Coil Electrical Parameters
Standard control voltages are given in the table in the ordering code and coil currents are stated in the table of types. Electrical coil resistance is determined by the coil winding parameters. These along with input power of the coil can be calculated from the previous parameters. The coils are designed to be DC powered. When AC powered, it is necessary to use a coil with integrated rectifier or a connector plug with integrated rectifier.
In operation, the output power of coils is influenced both by keeping the given values of power supply and the operation conditions. Temperature rise of the winding causes an increase in its electrical resistance when exceeding operation conditions. This reduces both current flowing through the winding and generated magnetomotive force, thus magnetic field strength is also decreased. Hydraulic power of the solenoid operated valve is also decreased in an appropriate manner.
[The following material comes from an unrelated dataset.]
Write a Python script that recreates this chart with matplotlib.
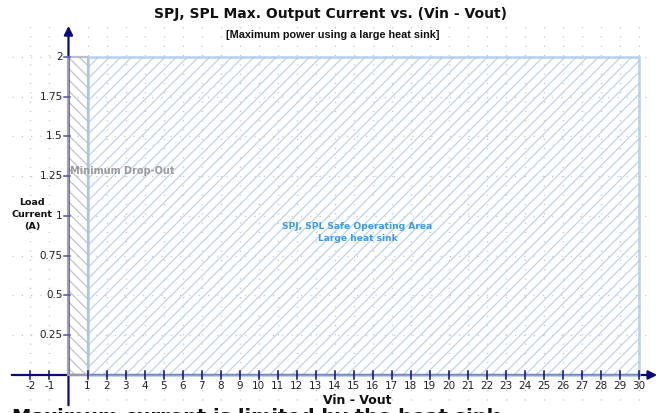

Protection of Control Electronics
A coil is an inductive load in an electrical circuit. Any change in the current flowing through a coil (e.g. when switching off the coil circuit), voltage is induced according to Lenz‘s law and opposes the change that produced it. This poses a damage risk to the control electronics. Especially for proportional valves, it is appropriate to use a coil with an integrated quenching diode - or transient-voltage-suppression diode (e.g. Transil). Transil is a proven and reliable semiconductor element connected in parallel to the coil. If the threshold voltage is exceeded, electric current starts to flow through it, thereby converting overvoltage energy to heat.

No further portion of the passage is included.